Pada akhirnya, Hurriyah Ainaa Mardiyah mengungkapkan perihal tanda tangan rekan-rekannya. Ia menyebut, dari enam pemohon, dua pemohon tidak menandatangani perbaikan permohonan tersebut. Pemohon meminta maaf kepada MK.
"Baik, Yang Mulia, izin menjawab. Sebelumnya mohon maaf, karena tidak semuanya tanda tangan sama dengan yang ada di KTP. Tanda tangan Dea Karisna dan Nanda Trisua itu memang sebenarnya sudah dengan atas kesepakatan dari yang bersangkutan. Karena yang bersangkutan tidak sedang berada bersama kami saat perbaikan permohonan tersebut. Begitu, Yang Mulia," jelas Hurriyah.
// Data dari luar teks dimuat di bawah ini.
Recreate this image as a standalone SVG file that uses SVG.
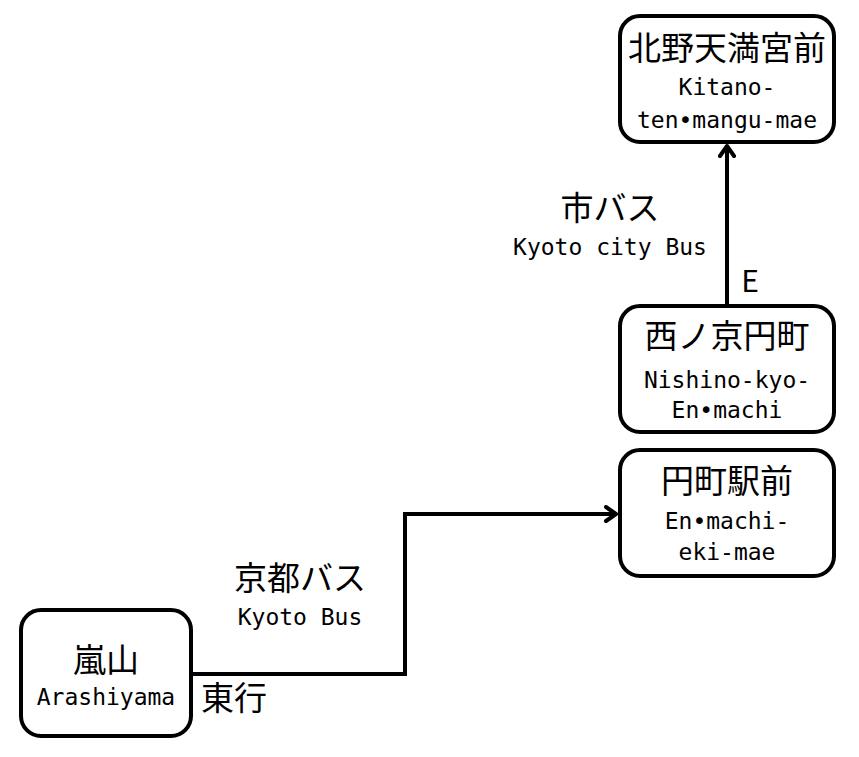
<svg xmlns="http://www.w3.org/2000/svg" width="859" height="757" viewBox="0 0 859 757">
<style>
.node{fill:#fff;stroke:#000;stroke-width:4}
.jp{font-family:"Noto Sans CJK JP","DejaVu Sans",sans-serif;font-size:33px;fill:#000;text-anchor:middle}
.la{font-family:"DejaVu Sans Mono","Liberation Mono",monospace;font-size:23px;fill:#000;text-anchor:middle}
.conn{fill:none;stroke:#000;stroke-width:4}
</style>
<defs>
<marker id="arr" markerWidth="16" markerHeight="18" refX="13" refY="9" orient="auto" markerUnits="userSpaceOnUse">
<path d="M3,2 L13,9 L3,16" fill="none" stroke="#000" stroke-width="4" stroke-linecap="round" stroke-linejoin="round"/>
</marker>
</defs>
<rect width="859" height="757" fill="#fff"/>
<g id="connectors">
<path class="conn" d="M193,674 H405 V514 H616" marker-end="url(#arr)"/>
<path class="conn" d="M727,306 V146" marker-end="url(#arr)"/>
</g>
<g id="labels">
<text class="jp" x="234" y="710">東行</text>
<text class="jp" x="300" y="590">京都バス</text>
<text class="la" x="300" y="625">Kyoto Bus</text>
<text class="jp" x="610" y="220">市バス</text>
<text class="la" x="610" y="255">Kyoto city Bus</text>
<text class="jp" x="750" y="292" style="font-size:30px">E</text>
</g>
<g id="kitano">
<rect class="node" x="620" y="16" width="214" height="126" rx="20"/>
<text class="jp" x="727" y="60">北野天満宮前</text>
<text class="la" x="727" y="95">Kitano-</text>
<text class="la" x="727" y="128">ten•mangu-mae</text>
</g>
<g id="nishinokyo">
<rect class="node" x="620" y="306" width="214" height="126" rx="20"/>
<text class="jp" x="727" y="348">西ノ京円町</text>
<text class="la" x="727" y="388">Nishino-kyo-</text>
<text class="la" x="727" y="418">En•machi</text>
</g>
<g id="enmachi">
<rect class="node" x="620" y="450" width="214" height="126" rx="20"/>
<text class="jp" x="727" y="493">円町駅前</text>
<text class="la" x="727" y="529">En•machi-</text>
<text class="la" x="727" y="560">eki-mae</text>
</g>
<g id="arashiyama">
<rect class="node" x="21" y="610" width="170" height="126" rx="20"/>
<text class="jp" x="106" y="672">嵐山</text>
<text class="la" x="106" y="705">Arashiyama</text>
</g>
</svg>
Setelah mempertimbangkan lebih jauh, Arief Hidayat memberikan pilihan pemohon agar para pemohon mencabut permohonan. "Kemudian, kalau Saudara akan mengajukan permohonan kembali, silakan mengajukan permohonan dengan tanda tangan yang asli, atau yang memalsukan dan yang dipalsukan kita urus ke kepolisian. Bagaimana? Yang Saudara mau? Jadi Anda itu mahasiswa harus tahu persis, apalagi mahasiswa fakultas hukum. Anda itu berhadapan dengan lembaga negara.
Ini Mahkamah Konstitusi itu lembaga negara. Anda memalsukan tanda tangan, ini perbuatan yang tidak bisa ditolerir. Itu sesuatu hal yang tidak sepantasnya dilakukan oleh mahasiswa fakultas hukum karena itu merupakan pelanggaran hukum," ujar Arief Hidayat dengan nada tegas.
"Bagaimana? Kalau kita bertiga sepakat ini Anda cabut, nanti Anda kalau mau mengajukan lagi, silakan mengajukan lagi," sambung Arief Hidayat.
Para pemohon menyatakan siap mencabut permohonan. Selanjutnya panel hakim meminta para pemohon secara resmi mencabut permohonan di depan persidangan dan mengajukan surat resmi untuk mencabut permohonan.
"Baik, Yang Mulia. Maka dengan ini, kami mohon maaf atas kesalahan kami dan kelalaian kami. Kami akan mencabut permohonan kami. Perkara Nomor 66/PUU-XX/2022 pada Rabu 13 Juli 2022," tandas Hurriyah selaku juru bicara para pemohon.